Поэтому, полагаю, не случайно, что в последние годы в Латинской Америке возникло столько значительных произведений прозы, в результате чего мы имеем дело со своего рода "бумом" в области романа и в области новеллы. Я думаю, что, как Франция в момент появления "проклятых" романов, как Россия в момент появления романов Толстого и Достоевского, как средневековое общество в момент появления рыцарских романов, Латинская Америка представляет собой реальность, готовую сменить кожу, реальность, которая претерпит великие преобразования и изменения.
* * *
Несколько слов о технике романа. Романист использует некую стратегию, некую тактику, чтобы благодаря словам, вымыслу возникла та жизненность, что есть главное качество всякого романа, всякого значительного повествования. Эти средства очень широки и многообразны, но они в любом случае должны зависеть от содержания произведения, должны быть ему подчинены.
Тактические средства, которые применяют романисты, чтобы "протащить" в свои произведения эту жизненность, можно было бы объединить, на мой взгляд, в три большие группы средств выразительности, которые существовали всегда, которые возникли вместе с романом. И в этом заключается еще одна особенность этого жанра: в отличие от других жанров роман, появившись на свет, не ползает на четвереньках и не подрастает мало-помалу - едва родившись, он уже умеет стоять и ходить.
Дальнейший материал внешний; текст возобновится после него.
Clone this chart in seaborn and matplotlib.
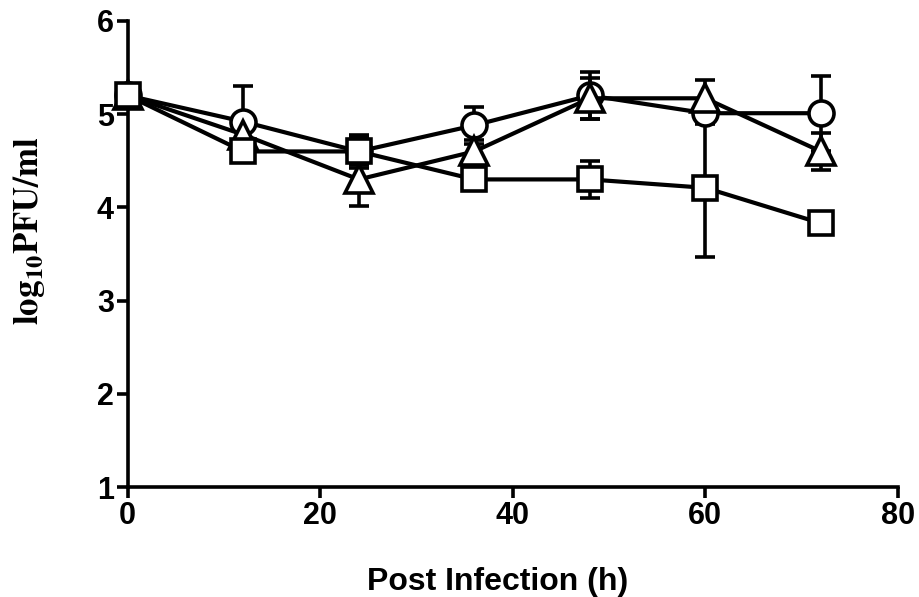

Первую группу этих приемов я бы назвал "техникой сообщающихся сосудов". Смысл этой техники заключается в том, чтобы объединить в одном повествовании такие события, персонажи, ситуации, которые относятся к разным временам и разным местам. Вливаясь в такую единую "общность", каждая ситуация принесет с собой собственный накал, собственные эмоции, собственное жизненное содержание, и из этого слияния возникнет некая новая действительность, рождающая странное, будоражащее, тревожное ощущение, которое и создает эту иллюзию, эту видимость жизни. В "Тиранте Белом" есть эпизод, который называется тайной свадьбой Тиранта с принцессой Карменсиньей. Как описывается этот эпизод? Одна из дуэний принцессы Карменсиньи - зовут ее Любовь-Моей-Жизни - приходит разбудить ее утром. Принцесса спала вместе с другой своей дуэньей, Эстефанией. Так вот, Любовь-Моей-Жизни их будит, разговаривает с ними о том о сем и рассказывает, что ей приснился сон: слышит она, будто отворилась дверь ее спальни, во сне она открыла глаза и увидела, как на цыпочках вошли Тирант и Диафемус, один из наместников Тиранта, как они прошли через ее спальню и вошли в альков принцессы Карменсиньи и Эстефании; она поднялась, все еще во сне, заглянула в замочную скважину и увидела, как справляли тайную свадьбу Тирант с Карменсиньей и Диафемус с Эстефанией.